The element strontium, which dissolves in drinking water and gets incorporated into tooth enamel, could also be used to trace individuals to their birthplaces and determine how much they’d traveled since childhood. In addition, some skulls bore evidence of modification — Huns and other ancient people shaped their heads by binding infants’ skulls.

Isotopic analysis of remains from the Pannonian gravesites indicates that these communities were in flux. It appeared that some Huns were attracted to the agricultural lifestyle and settled down. In other cases, farmers seemed to have taken up arms and joined the migrating herdsmen. There are no clear patterns based on sex, skull modifications or accompanying grave goods, Hakenbeck said.

She interprets this as a sign that ordinary people on the frontier, who often faced the same political and economic pressures, continued to swap knowledge and culture even as their leaders fought.

“These were difficult times — there was violence, there was economic instability — and I imagine having recourse to different types of subsistence was a kind of insurance policy,” she said.

Though archaeologists have conducted isotope analyses at sites in Europe, Hakenbeck said she hasn’t heard of anything like this kind of mixing. The Pannonia region was unique, she believes, because it is bisected by rivers (an important mode of transportation) and because its climate was suited to both farming and herding.

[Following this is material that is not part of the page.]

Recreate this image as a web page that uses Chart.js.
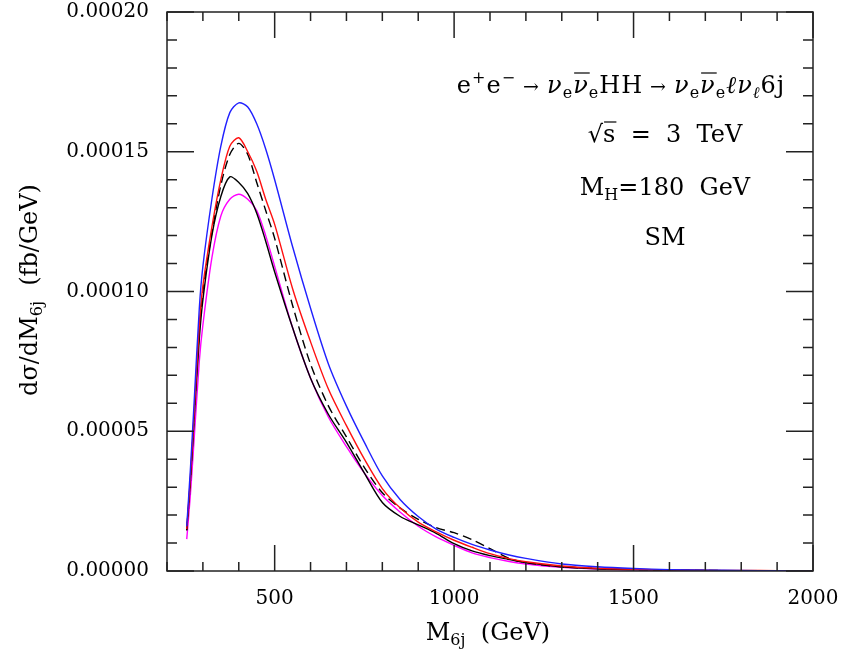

She did find one written account of a Roman citizen who took up the Huns’ way of life. A 5th-century Roman emissary to Atilla, the ruler of the Huns, wrote about encountering a former merchant at the conqueror’s court. Apparently the man had been a prisoner but chose to stay with the Huns even after his ransom was paid.

In the Roman’s account, the envoy convinces the merchant to return to his life in the empire, but that could be a politically motivated embellishment, Hakenbeck said. Who knows what happened in real life, or in cases not recorded by historians?

“The thing about isotope analysis is it allows us to get to grips with what ordinary people’s lives were all about,” Hakenbeck said. “This is what, to me, is what makes archaeology so nice: The materials and the scientific methods, they don’t discriminate. They pick up everyone.”